According to Christopher Pittman, when they returned home, his grandparents locked him in his room and his grandfather warned him that he would paddle Appellant if he came out of the room. Later that night, Appellant came out of his room and his grandfather paddled him. After his grandparents went to bed, Appellant waited for ten minutes, loaded a shotgun, entered their bedroom, and shot his grandparents to death in their bed. Appellant then lit several candles and positioned them so that the house would catch on fire after he left. Appellant collected some money, weapons, and his dog, took the keys to his grandparents SUV, and drove away.
Early the next morning, two hunters found Appellant wandering around in the woods with a shotgun. Appellant told the hunters that he had been kidnapped by a black man who had shot his grandparents and set their home on fire. Appellant further told the hunters that he was able to escape when the kidnapper got the SUV stuck in the woods. He further stated that the kidnapper had shot at him before throwing the vehicle’s keys and running into the woods. Upon hearing this story, the hunters, who were also firemen with the Corinth Fire Department, took Appellant to the fire station where they alerted the police.
A search ensued for the black man who allegedly committed the crimes as Appellant suggested. During this time, Chester deputy Lucinda McKellar (McKellar) arrived to speak with Appellant. Under the impression that Appellant was a victim and possible witness to the crimes, McKellar took an oral and written statement from Appellant. In the statements, Appellant related the story that he had told the hunters.
As the search for the alleged kidnapper continued, the Chester police were also conducting an investigation of the crime scene. At some point in the afternoon, McKellar’s supervisor notified her that the information from the crime scene and the search of the vehicle indicated that Appellant was a possible suspect in the crimes. At that time, McKellar took Appellant to the police station.
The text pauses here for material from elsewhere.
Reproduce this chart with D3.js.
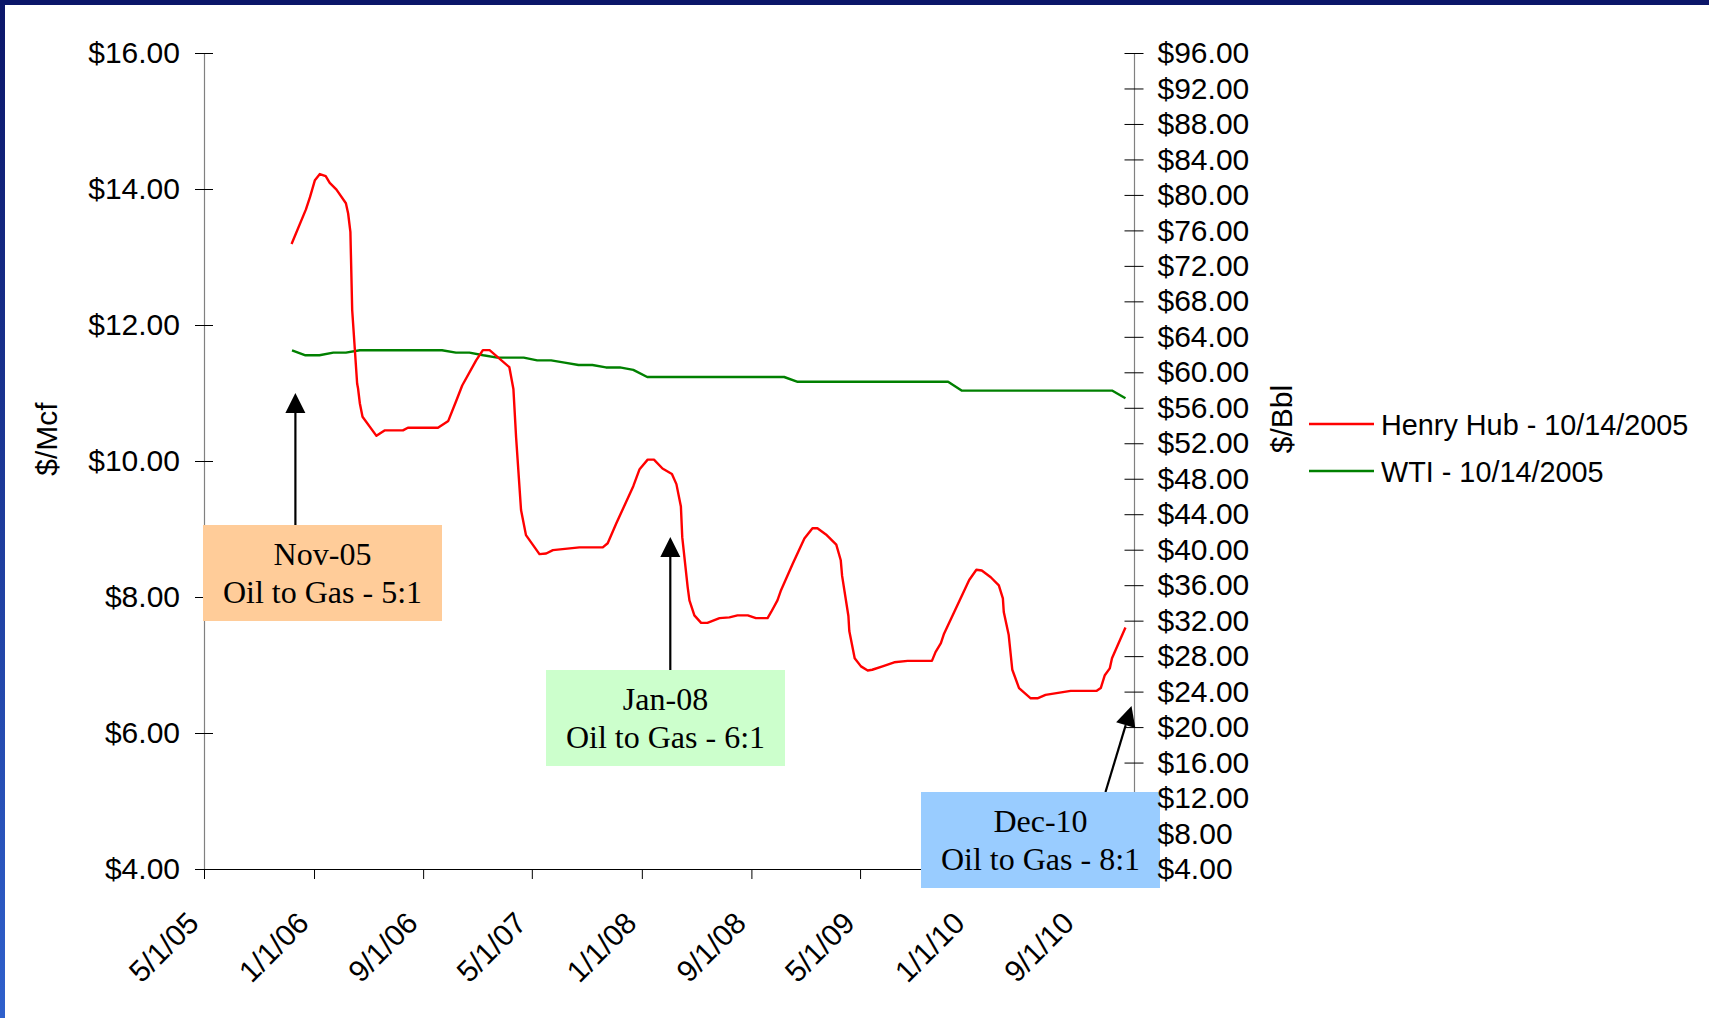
<!DOCTYPE html>
<html>
<head>
<meta charset="utf-8">
<script src="https://cdn.jsdelivr.net/npm/d3@7/dist/d3.min.js"></script>
<style>
  html, body { margin: 0; padding: 0; background: #ffffff; }
  svg { display: block; }
</style>
</head>
<body>
<svg id="chart" width="1709" height="1018"></svg>
<script>
// ---------------- DATA ----------------
const xTickDates  = ["2005-05-01","2006-01-01","2006-09-01","2007-05-01","2008-01-01","2008-09-01","2009-05-01","2010-01-01","2010-09-01"];
const xTickLabels = ["5/1/05","1/1/06","9/1/06","5/1/07","1/1/08","9/1/08","5/1/09","1/1/10","9/1/10"];
const xDomainDates = ["2005-05-01","2011-01-01"];

const gasTicks = [4, 6, 8, 10, 12, 14, 16];
const oilTicks = [4, 8, 12, 16, 20, 24, 28, 32, 36, 40, 44, 48, 52, 56, 60, 64, 68, 72, 76, 80, 84, 88, 92, 96];

const seriesNames = ["Henry Hub - 10/14/2005", "WTI - 10/14/2005"];

// Henry Hub forward curve ($/Mcf)
const henryDates = [
  "2005-11-12","2005-12-14","2005-12-23","2006-01-03","2006-01-14","2006-01-27","2006-02-05","2006-02-20",
  "2006-03-13","2006-03-18","2006-03-23","2006-03-27","2006-04-07","2006-04-09","2006-04-13","2006-04-19",
  "2006-05-20","2006-06-07","2006-07-18","2006-07-29","2006-10-04","2006-10-27","2006-11-14","2006-11-27",
  "2006-12-28","2007-01-12","2007-01-27","2007-03-12","2007-03-21","2007-03-27","2007-04-07","2007-04-18",
  "2007-05-18","2007-06-02","2007-06-17","2007-08-15","2007-10-06","2007-10-17","2007-11-05","2007-12-13",
  "2007-12-27","2008-01-14","2008-01-28","2008-02-16","2008-03-08","2008-03-18","2008-03-28","2008-03-31",
  "2008-04-12","2008-04-16","2008-04-27","2008-05-12","2008-05-26","2008-06-22","2008-07-14","2008-08-01",
  "2008-08-24","2008-09-11","2008-10-07","2008-10-15","2008-10-29","2008-11-06","2008-12-02","2008-12-28",
  "2009-01-15","2009-01-26","2009-02-14","2009-03-09","2009-03-19","2009-03-22","2009-04-05","2009-04-07",
  "2009-04-19","2009-05-03","2009-05-18","2009-05-28","2009-06-20","2009-07-16","2009-08-15","2009-10-08",
  "2009-10-16","2009-10-28","2009-11-04","2009-12-30","2010-01-15","2010-01-27","2010-02-16","2010-03-06",
  "2010-03-15","2010-03-17","2010-03-28","2010-04-05","2010-04-20","2010-05-16","2010-05-31","2010-06-18",
  "2010-08-13","2010-10-10","2010-10-19","2010-10-28","2010-11-08","2010-11-13","2010-12-13"
];
const henryValues = [
  13.19,13.70,13.88,14.13,14.22,14.19,14.09,13.99,
  13.79,13.64,13.37,12.22,11.14,11.07,10.85,10.65,
  10.37,10.45,10.45,10.49,10.49,10.59,10.89,11.11,
  11.48,11.63,11.63,11.38,11.06,10.35,9.28,8.91,
  8.63,8.64,8.69,8.73,8.73,8.79,9.08,9.63,
  9.88,10.02,10.02,9.89,9.81,9.66,9.33,8.88,
  8.15,7.95,7.73,7.62,7.62,7.69,7.70,7.73,
  7.73,7.69,7.69,7.78,7.95,8.10,8.49,8.86,
  9.01,9.01,8.92,8.77,8.54,8.31,7.72,7.50,
  7.10,6.98,6.92,6.93,6.98,7.04,7.06,7.06,
  7.19,7.32,7.46,8.25,8.40,8.39,8.29,8.17,
  7.98,7.78,7.44,6.93,6.66,6.51,6.51,6.56,
  6.62,6.62,6.66,6.85,6.95,7.10,7.55
];

// WTI forward curve ($/Bbl), monthly contracts
const wtiMonths = [
  "2005-11","2005-12","2006-01","2006-02","2006-03","2006-04","2006-05","2006-06","2006-07","2006-08","2006-09","2006-10",
  "2006-11","2006-12","2007-01","2007-02","2007-03","2007-04","2007-05","2007-06","2007-07","2007-08","2007-09","2007-10",
  "2007-11","2007-12","2008-01","2008-02","2008-03","2008-04","2008-05","2008-06","2008-07","2008-08","2008-09","2008-10",
  "2008-11","2008-12","2009-01","2009-02","2009-03","2009-04","2009-05","2009-06","2009-07","2009-08","2009-09","2009-10",
  "2009-11","2009-12","2010-01","2010-02","2010-03","2010-04","2010-05","2010-06","2010-07","2010-08","2010-09","2010-10",
  "2010-11","2010-12"
];
const wtiValues = [
  62.48,61.92,61.92,62.22,62.22,62.48,62.48,62.48,62.48,62.48,62.48,62.48,
  62.22,62.22,61.92,61.66,61.66,61.66,61.35,61.35,61.09,60.82,60.82,60.55,
  60.55,60.28,59.47,59.47,59.47,59.47,59.47,59.47,59.47,59.47,59.47,59.47,
  59.47,58.93,58.93,58.93,58.93,58.93,58.93,58.93,58.93,58.93,58.93,58.93,
  58.93,57.94,57.94,57.94,57.94,57.94,57.94,57.94,57.94,57.94,57.94,57.94,
  57.94,57.07
];

const noteTitles = ["Nov-05", "Jan-08", "Dec-10"];
const noteRatios = ["Oil to Gas - 5:1", "Oil to Gas - 6:1", "Oil to Gas - 8:1"];

// ---------------- LAYOUT / STYLE ----------------
const W = 1709, H = 1018;
const plot = { left: 204, right: 1134, top: 53, bottom: 869 };
const SANS = "'Liberation Sans', Arial, Helvetica, sans-serif";
const SERIF = "'Liberation Serif', 'Times New Roman', Times, serif";
const SANS_SIZE = 30;
const LEGEND_SIZE = 28.8;
const SERIF_SIZE = 32;
const PLOT_DAY = 13; // contract months plotted near mid-month
const RED = "#ff0000", GREEN = "#008000";

const noteBoxes = [
  { x: 203, y: 525, w: 239, h: 96, fill: "#ffcc99" },
  { x: 546, y: 670, w: 239, h: 96, fill: "#ccffcc" },
  { x: 921, y: 792, w: 239, h: 96, fill: "#99ccff" }
];
const noteArrows = [
  { x1: 295.4, y1: 525, x2: 295.4, y2: 393 },
  { x1: 670.3, y1: 670, x2: 670.3, y2: 537 },
  { x1: 1105.5, y1: 792, x2: 1131.5, y2: 706 }
];

const parse = d3.timeParse("%Y-%m-%d");
const parseMonth = d3.timeParse("%Y-%m");

const svg = d3.select("#chart");

// background and frame
svg.append("rect").attr("width", W).attr("height", H).attr("fill", "#ffffff");
const defs = svg.append("defs");
const grad = defs.append("linearGradient").attr("id", "leftband").attr("x1", 0).attr("y1", 0).attr("x2", 0).attr("y2", 1);
grad.append("stop").attr("offset", "0%").attr("stop-color", "#0b1669");
grad.append("stop").attr("offset", "100%").attr("stop-color", "#2f60cc");
svg.append("rect").attr("x", 0).attr("y", 0).attr("width", 5).attr("height", H).attr("fill", "url(#leftband)");
svg.append("rect").attr("x", 0).attr("y", 0).attr("width", W).attr("height", 5).attr("fill", "#0b1669");

// scales
const x = d3.scaleTime().domain(xDomainDates.map(parse)).range([plot.left, plot.right]);
const yGas = d3.scaleLinear().domain([4, 16]).range([plot.bottom, plot.top]);
const yOil = d3.scaleLinear().domain([4, 96]).range([plot.bottom, plot.top]);
const money = d3.format("$.2f");

// axes
const gLeft = svg.append("g").attr("transform", `translate(${plot.left},0)`)
  .call(d3.axisLeft(yGas).tickValues(gasTicks).tickSize(9).tickSizeOuter(0).tickPadding(15).tickFormat(money));
gLeft.select(".domain").attr("stroke", "#808080").attr("stroke-width", 1.2);
gLeft.selectAll(".tick line").attr("x1", 9).attr("x2", -9).attr("stroke", "#000");
gLeft.selectAll(".tick text").attr("font-family", SANS).attr("font-size", SANS_SIZE).attr("fill", "#000");

// right axis: line + ticks (labels drawn later, above the annotation box)
const gRight = svg.append("g").attr("transform", `translate(${plot.right},0)`)
  .call(d3.axisRight(yOil).tickValues(oilTicks).tickSize(9.5).tickSizeOuter(0).tickFormat(""));
gRight.select(".domain").attr("stroke", "#808080").attr("stroke-width", 1.2);
gRight.selectAll(".tick line").attr("x1", -9.5).attr("x2", 9.5).attr("stroke", "#000");

const gBottom = svg.append("g").attr("transform", `translate(0,${plot.bottom})`)
  .call(d3.axisBottom(x).tickValues(xTickDates.map(parse)).tickSize(10).tickSizeOuter(0)
    .tickFormat((d, i) => xTickLabels[i]));
gBottom.select(".domain").attr("stroke", "#000").attr("stroke-width", 1.2);
gBottom.selectAll(".tick line").attr("stroke", "#000");
gBottom.selectAll(".tick text")
  .attr("font-family", SANS).attr("font-size", SANS_SIZE).attr("fill", "#000")
  .attr("x", 0).attr("y", 0).attr("dy", 0)
  .attr("text-anchor", "end")
  .attr("transform", "translate(-4,56) rotate(-45)");

// axis titles
svg.append("text").attr("transform", "translate(57,439) rotate(-90)")
  .attr("text-anchor", "middle").attr("font-family", SANS).attr("font-size", SANS_SIZE).text("$/Mcf");
svg.append("text").attr("transform", "translate(1292,419) rotate(-90)")
  .attr("text-anchor", "middle").attr("font-family", SANS).attr("font-size", SANS_SIZE).text("$/Bbl");

// series
const henry = henryDates.map((d, i) => ({ date: parse(d), value: henryValues[i] }));
const wti = wtiMonths.map((m, i) => {
  const d = parseMonth(m); d.setDate(PLOT_DAY);
  return { date: d, value: wtiValues[i] };
});

svg.append("path").datum(wti)
  .attr("fill", "none").attr("stroke", GREEN).attr("stroke-width", 2.4).attr("stroke-linejoin", "round")
  .attr("d", d3.line().x(d => x(d.date)).y(d => yOil(d.value)));
svg.append("path").datum(henry)
  .attr("fill", "none").attr("stroke", RED).attr("stroke-width", 2.4).attr("stroke-linejoin", "round")
  .attr("d", d3.line().x(d => x(d.date)).y(d => yGas(d.value)));

// legend
const legend = [
  { name: seriesNames[0], color: RED, y: 424 },
  { name: seriesNames[1], color: GREEN, y: 471 }
];
legend.forEach(l => {
  svg.append("line").attr("x1", 1309).attr("x2", 1374).attr("y1", l.y).attr("y2", l.y)
    .attr("stroke", l.color).attr("stroke-width", 2.4);
  svg.append("text").attr("x", 1381).attr("y", l.y + 10.5)
    .attr("font-family", SANS).attr("font-size", LEGEND_SIZE).attr("fill", "#000").text(l.name);
});

// annotation arrows
noteArrows.forEach(a => {
  const dx = a.x2 - a.x1, dy = a.y2 - a.y1;
  const len = Math.hypot(dx, dy), ux = dx / len, uy = dy / len;
  const headL = 20, headW = 10;
  const bx = a.x2 - ux * headL, by = a.y2 - uy * headL;
  svg.append("line").attr("x1", a.x1).attr("y1", a.y1).attr("x2", bx).attr("y2", by)
    .attr("stroke", "#000").attr("stroke-width", 2.2);
  const pts = [[a.x2, a.y2], [bx - uy * headW, by + ux * headW], [bx + uy * headW, by - ux * headW]];
  svg.append("polygon").attr("points", pts.map(p => p.join(",")).join(" ")).attr("fill", "#000");
});

// annotation boxes
noteBoxes.forEach((b, i) => {
  svg.append("rect").attr("x", b.x).attr("y", b.y).attr("width", b.w).attr("height", b.h).attr("fill", b.fill);
  svg.append("text").attr("x", b.x + b.w / 2).attr("y", b.y + 40)
    .attr("text-anchor", "middle").attr("font-family", SERIF).attr("font-size", SERIF_SIZE).attr("fill", "#000")
    .text(noteTitles[i]);
  svg.append("text").attr("x", b.x + b.w / 2).attr("y", b.y + 78)
    .attr("text-anchor", "middle").attr("font-family", SERIF).attr("font-size", SERIF_SIZE).attr("fill", "#000")
    .text(noteRatios[i]);
});

// right-axis labels, above the blue box
const gRightLabels = svg.append("g").attr("transform", `translate(${plot.right},0)`)
  .call(d3.axisRight(yOil).tickValues(oilTicks).tickSize(0).tickPadding(23.5).tickFormat(money));
gRightLabels.select(".domain").remove();
gRightLabels.selectAll(".tick line").remove();
gRightLabels.selectAll(".tick text").attr("font-family", SANS).attr("font-size", SANS_SIZE).attr("fill", "#000");
</script>
</body>
</html>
When they arrived at the police station, McKellar took Appellant to a conference room and told him that they needed to have an “adult conversation.” Pittman sat down at the table and McKellar explained the Miranda rights. At that time, Appellant gave the officers a third statement in which he confessed to the murders and detailed the events of the night. McKellar wrote the statement and Appellant read and signed it.
After his confession, the police arrested Appellant for double homicide and arson. The prosecution filed a motion with the family court to waive its jurisdiction, which the family court granted. After several pretrial motions, various continuances, and delays, Appellant’s trial was held from January 31, 2005 to February 15, 2005. The jury convicted Appellant on both counts of murder. The trial judge sentenced Appellant to the shortest sentence possible under the mandatory minimum sentencing guidelines-two concurrent terms of thirty years imprisonment.